On Thursday, North Carolina Republicans introduced a proposal that would ask voters this November if they want to amend the state constitution to require citizens to present ID when they vote. This move comes just two years after a federal court struck down the voter ID statute the GOP passed in 2013 that was just one part of one of the most sweeping voter suppression laws ever enacted since the end of Jim Crow.
In crafting this package, Republican legislators ordered an analysis of which voting methods black voters used more than whites, then eliminated those very methods. They also included an ID requirement after finding black voters were more likely to lack an ID than whites. In striking down the law, the court said Republicans had "target[ed] African Americans with almost surgical precision."

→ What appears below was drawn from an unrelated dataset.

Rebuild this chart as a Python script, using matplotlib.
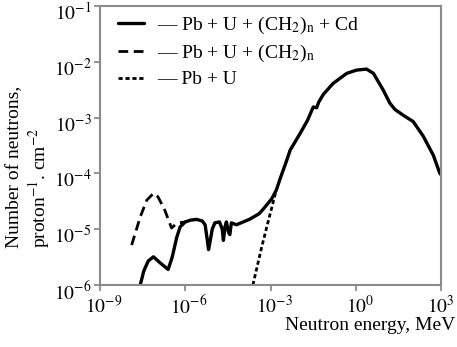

Thanks to gerrymanders that have since been ruled unconstitutional and redrawn, Republicans hold the three-fifths supermajorities needed to put amendments on the ballot without any Democratic votes, and they plan to do so by the end of June. GOP leaders may believe that putting the matter to a vote could insulate this second attempt from judicial review.
However, if North Carolinians pass this proposed amendment this fall, litigation is all but guaranteed. With study after study finding voter fraud to be practically nonexistent, North Carolina Republicans themselves have once again shown that their efforts to require voter ID are simply an attempt to keep black voters from exercising their rights—just as the federal court that rejected their first try said.